Overall, the purpose of this study is to provide a fresh perspective on the role of the Central Bank as one of the primary DFS sector regulators and to systemize the understanding of the role of central banks within the context of DFS. It examines the specific and evolving roles the central bank may have in regulating DFS and similar value transfer and payment mechanisms.

This study is part of a series by the author on the role of the primary regulators in the DFS ecosystem, intended to systemize each of their roles. We find that as the primary regulator of DFS, the model of licensing and regulation the central bank choses for provision of services will ultimately impact the success of DFS provision. In most markets, central banks have evolved from a more restrictive bank-based (institutional) model to an open (functional) ‘enabling’ regulatory model, where an entity is licensed or authorized ex ante to provide services and then regulated according to whether it (functionally) provides a service described in a law or regulation. Coupled with proportional ‘enabling’ regulations, this holds the most promise for meeting national financial inclusion goals.

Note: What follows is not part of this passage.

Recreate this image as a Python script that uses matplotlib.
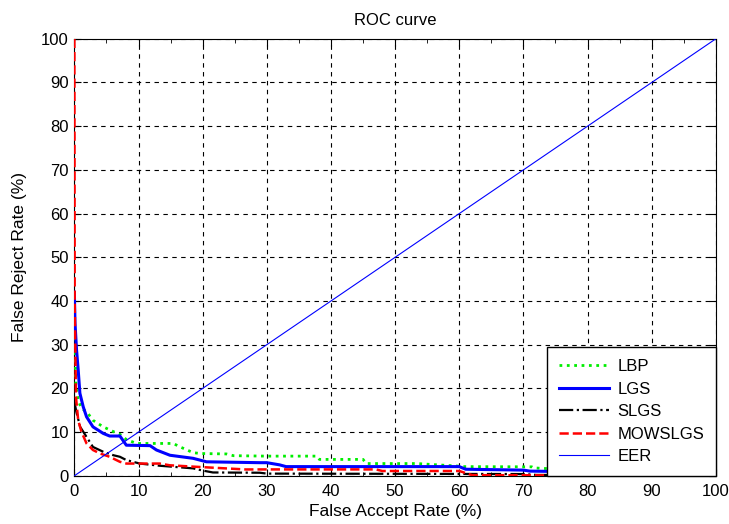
import matplotlib
matplotlib.use("Agg")
import matplotlib.pyplot as plt
from matplotlib.ticker import MultipleLocator

plt.rcParams['font.family'] = ['Liberation Sans', 'DejaVu Sans']

# ROC data (FAR %, FRR %)
far_lbp = [0, 0.25, 0.6, 1.1, 1.9, 2.9, 4.5, 6.1, 7.1, 8.1, 9.7, 15.4, 16.5, 18.5,
           19.6, 23.7, 24.8, 30, 37.8, 38.2, 45, 45.5, 53.4, 60, 60.5, 71.3, 71.6, 80, 100]
frr_lbp = [35, 20.4, 17.3, 15.4, 14.7, 12.7, 11.2, 10.1, 9.5, 8.3, 7.4, 7.4, 6.6, 5.3,
           5.1, 5.0, 4.6, 4.5, 4.5, 3.75, 3.75, 2.8, 2.8, 2.2, 2.1, 2.05, 1.8, 1.2, 0.3]

far_lgs = [0, 0.1, 0.34, 0.6, 0.86, 1.38, 1.9, 2.9, 4.5, 5.5, 7.1, 8.1, 11.8, 12.8,
           14.9, 18.5, 20.6, 28.9, 30, 32, 33, 60, 61, 70, 71, 100]
frr_lgs = [42, 35, 28.8, 24.2, 18.9, 15.8, 13.5, 11.2, 9.7, 9.1, 9.1, 7.0, 6.9, 5.9,
           4.7, 4.0, 3.2, 3.0, 3.0, 2.5, 2.1, 2.1, 1.5, 1.3, 1.07, 0.5]

far_slgs = [0, 0.3, 0.9, 1.9, 2.9, 4.5, 6.1, 7.1, 8.1, 10.2, 13.3, 18.5, 20.0, 21.6,
            28.9, 30, 70, 72, 100]
frr_slgs = [17, 14.7, 11.2, 8.9, 6.6, 5.5, 4.7, 4.35, 3.6, 2.8, 2.3, 1.7, 1.2, 0.76,
            0.7, 0.5, 0.4, 0.2, 0.0]

far_mow = [0, 0.05, 0.25, 0.6, 1.1, 1.9, 2.9, 4.0, 5.5, 7.1, 8.1, 13.3, 14.9, 18.5,
           21.0, 26.7, 30, 47, 48, 60, 62, 100]
frr_mow = [100, 40, 18, 12.7, 10.1, 7.4, 5.9, 5.1, 4.35, 3.2, 2.8, 2.8, 2.4, 2.1,
           1.9, 1.45, 1.46, 1.46, 1.1, 1.1, 0.15, 0.0]

eer_x = [0, 100]
eer_y = [0, 100]

fig = plt.figure(figsize=(7.29, 5.24), dpi=100)
ax = fig.add_axes([0.102, 0.092, 0.88, 0.834])

ax.plot(far_lbp, frr_lbp, color='#00ee00', linestyle=':', lw=2, label='LBP', zorder=3)
ax.plot(far_lgs, frr_lgs, color='#0000ff', linestyle='-', lw=2.2, label='LGS', zorder=3)
ax.plot(far_slgs, frr_slgs, color='black', linestyle='-.', lw=1.6, label='SLGS', zorder=3)
ax.plot(far_mow, frr_mow, color='#ff0000', linestyle='--', lw=1.8, label='MOWSLGS', zorder=3)
ax.plot(eer_x, eer_y, color='#0000ff', lw=0.8, label='EER', zorder=3)

ax.set_xlim(0, 100)
ax.set_ylim(0, 100)
ax.xaxis.set_major_locator(MultipleLocator(10))
ax.xaxis.set_minor_locator(MultipleLocator(5))
ax.yaxis.set_major_locator(MultipleLocator(10))
ax.tick_params(which='both', direction='in', top=True, right=True, labelsize=12)
ax.tick_params(which='major', length=5)
ax.tick_params(which='minor', length=3)
ax.tick_params(axis='x', which='major', pad=6)
ax.tick_params(axis='y', which='major', pad=4)
ax.grid(True, which='major', color='black', linestyle=(0, (4, 4)), lw=0.8)

ax.set_title('ROC curve', fontsize=12, pad=10)
ax.set_xlabel('False Accept Rate (%)', fontsize=12.5, va='center')
ax.set_ylabel('False Reject Rate (%)', fontsize=12.5, va='center')
ax.xaxis.set_label_coords(0.5, -0.082)
ax.yaxis.set_label_coords(-0.085, 0.5)

leg = ax.legend(loc='lower right', fontsize=12, fancybox=False, framealpha=1,
                edgecolor='black', borderaxespad=0, handlelength=3.0,
                handletextpad=0.5, labelspacing=0.45, borderpad=0.7)
leg.get_frame().set_linewidth(1)
leg.set_zorder(5)

fig.savefig('out.png', dpi=100)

The central bank’s role however becomes more complex as the DFS ecosystem develops, in particular in relation to competition and interoperability issues, where the central bank has to undertake further policy enhancements to allow non-banks in national payment systems to create a fully integrated financial market infrastructure. Emerging ‘regtech’ solutions using automated regulatory tools to replace manual processes may assist central banks in navigating this increased complexity.

And with the introduction of new cryptographic-based systems, central banks may ultimately issue their own emoney in the form of digital fiat currencies. The impact on banks and Digital Financial Services Providers (DFSPs) is also discussed.

Due to the multi-sectoral and cross-cutting nature and increasing complexity of DFS, we argue for increased cooperation between implicated regulators and agencies as well as increased capacity building for central banks.